Geçen yüzyılın refah devleti ya da kalkınma politikalarının arkasında güçlü bir sosyalist sistemin, örgütlü işçi sınıflarının olduğu unutulmamalı, bu bir. 1930-60 arası dönemde köylerden kentlere akan emekçilerin her tür “üretkenlik” artışı sorununu çözdüğü hatırlanmalı, bu iki. Kapitalizme teknolojik sıçrama ve yayılma olanağı sunan, kitlesel tüketime konu sektörlerin (otomotiv başta olmak üzere) esas gelişimlerini sergilediği dönem olduğu da bir kenara yazılmalı, bu da üç.

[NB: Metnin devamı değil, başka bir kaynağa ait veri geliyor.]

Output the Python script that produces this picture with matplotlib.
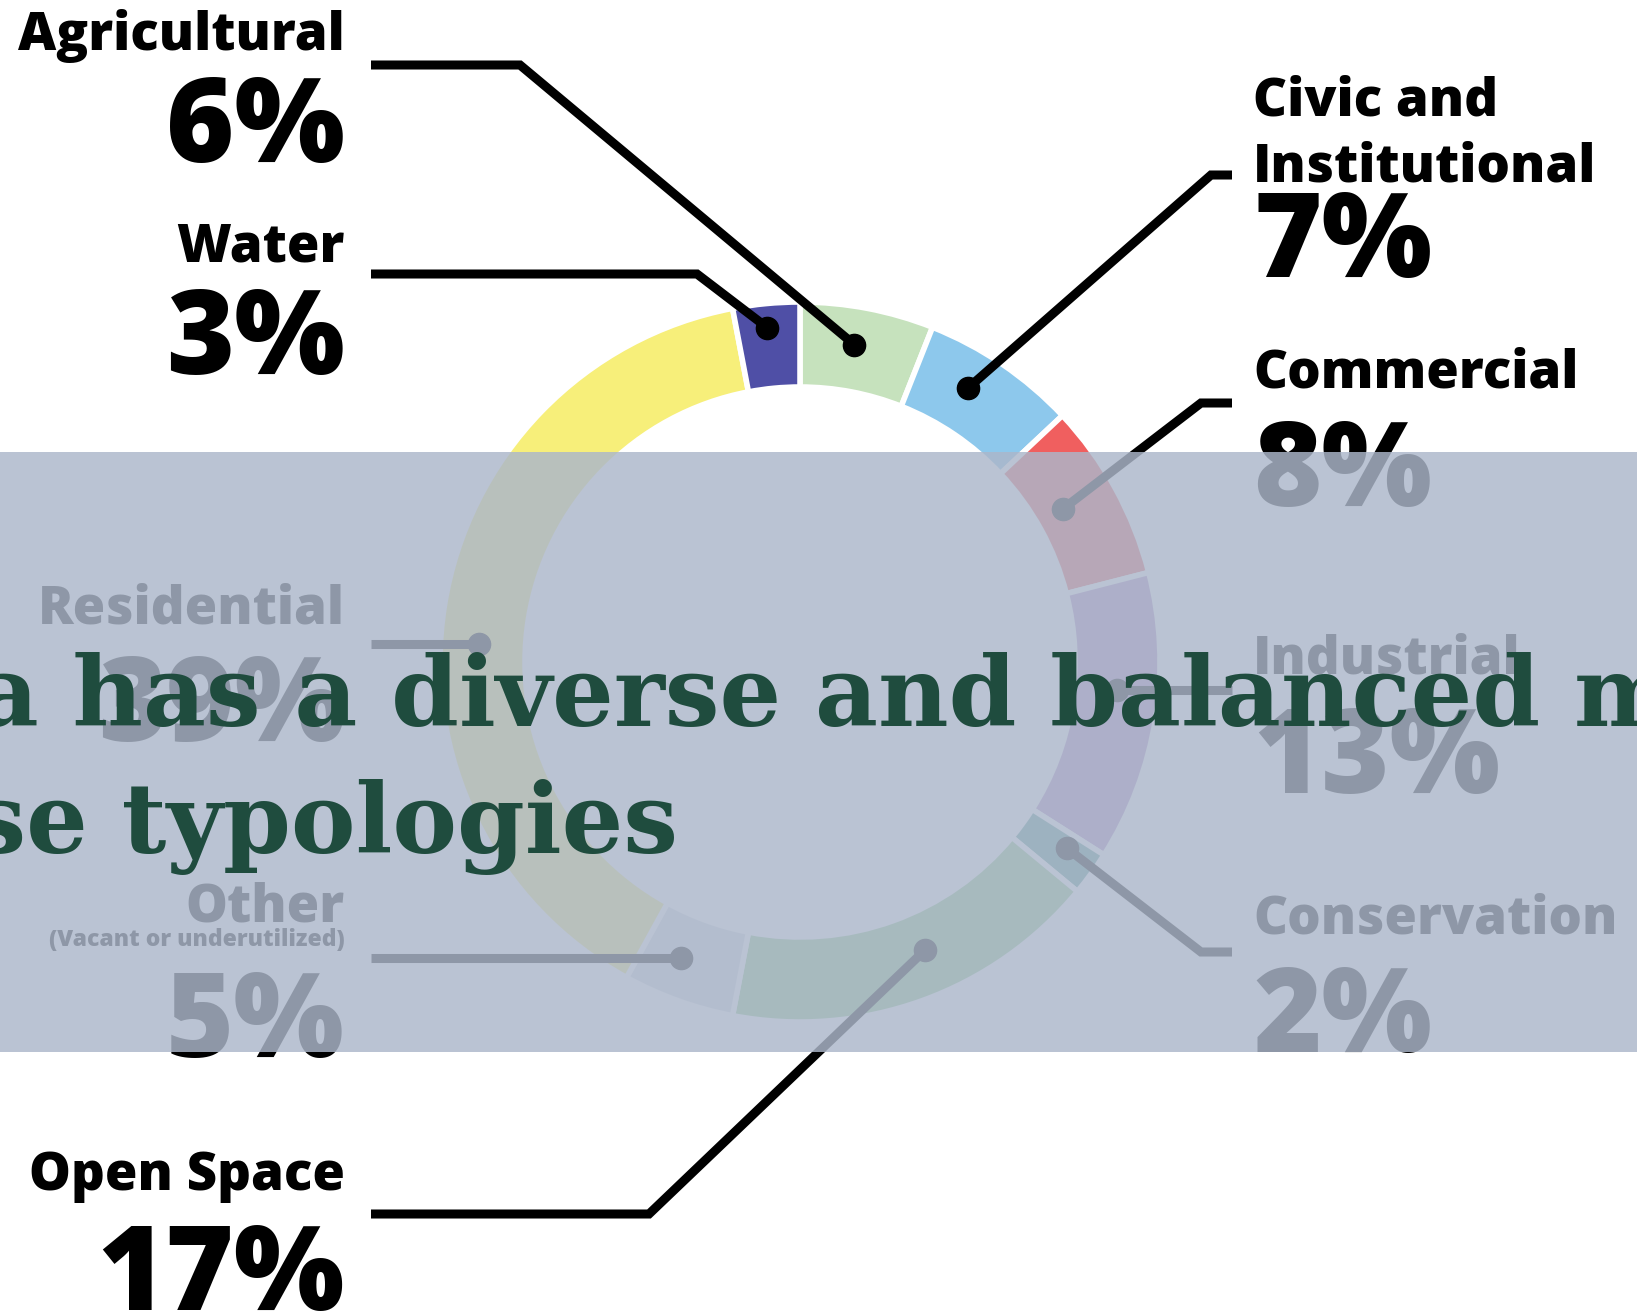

Elbette tüm bunlar, emperyalist-kapitalist sistem açısından geçmişe kıyasla çok daha imkansız koşullarda kapitalizmin onarılması, amansız bir rekabetin ortasında daha kapsayıcı olma ihtiyacı bulunduğunu yadsımak anlamına gelmiyor.

ABD SANAYİSİZ Mİ?

ABD, hiç kuşkusuz globalleşme ile elde ettiği olanaklarla son 20 yılda “sanayisizleşme” konusunda yol almış bir ülke. Ancak bu gelişim, esas olarak görece emek-yoğun sektörler ve tüketim malı üretimi için geçerli. Üretimin Çin’e kayması ve ABD’nin tüketim malı talebini Çin başta olmak üzere Asya ülkelerinden karşılamaya başlamasına bağlı olarak 2000 yılında dünya imalat sanayi katma değerinde ABD’nin payı yüzde 27’ler civarındayken, bu oran yüzde 16-17’lere gerilemiş, Çin’in payı ise yüzde 5-6’lardan yüzde 25’e çıkmıştır. Ancak ABD, hâlâ 2,1 trilyon dolar ile, 2,9 trilyon dolarlık imalat sanayi katma değerine sahip Çin’in ardından en yüksek imalat katma değerine sahip ülkedir. Tabii önemli fark, Çin’de imalat sanayinin GSYH içindeki payı yüzde 43 iken, ABD’de bu oranın yüzde 13 civarında olması. Çin’in müthiş performansında ABD pazarı kadar dünya çapındaki ticaret artışı etkili olmuştur.

ABD, tüm globalleşme süreci boyunca teknoloji yoğun ve stratejik sayılabilecek sektörleri tarife dışı engellerle korudu. Sıradan tekstil ürünlerini Çin’den ithal ederken teknik tekstil olarak adlandırılan performans kumaşları, özellikli yapılar ve sektörlerde kullanılan dokumalar, karbon elyafı kumaşlar gibi ürünlerde son derece yüksek vergiler uygulayarak ABD’de üretimi teşvik ettiği görülüyor. Ki bu yönelim sadece ABD’de değil, İngiltere’den kıta Avrupasına tüm emperyalist ülkelerde son 8-9 yılda güç kazandı.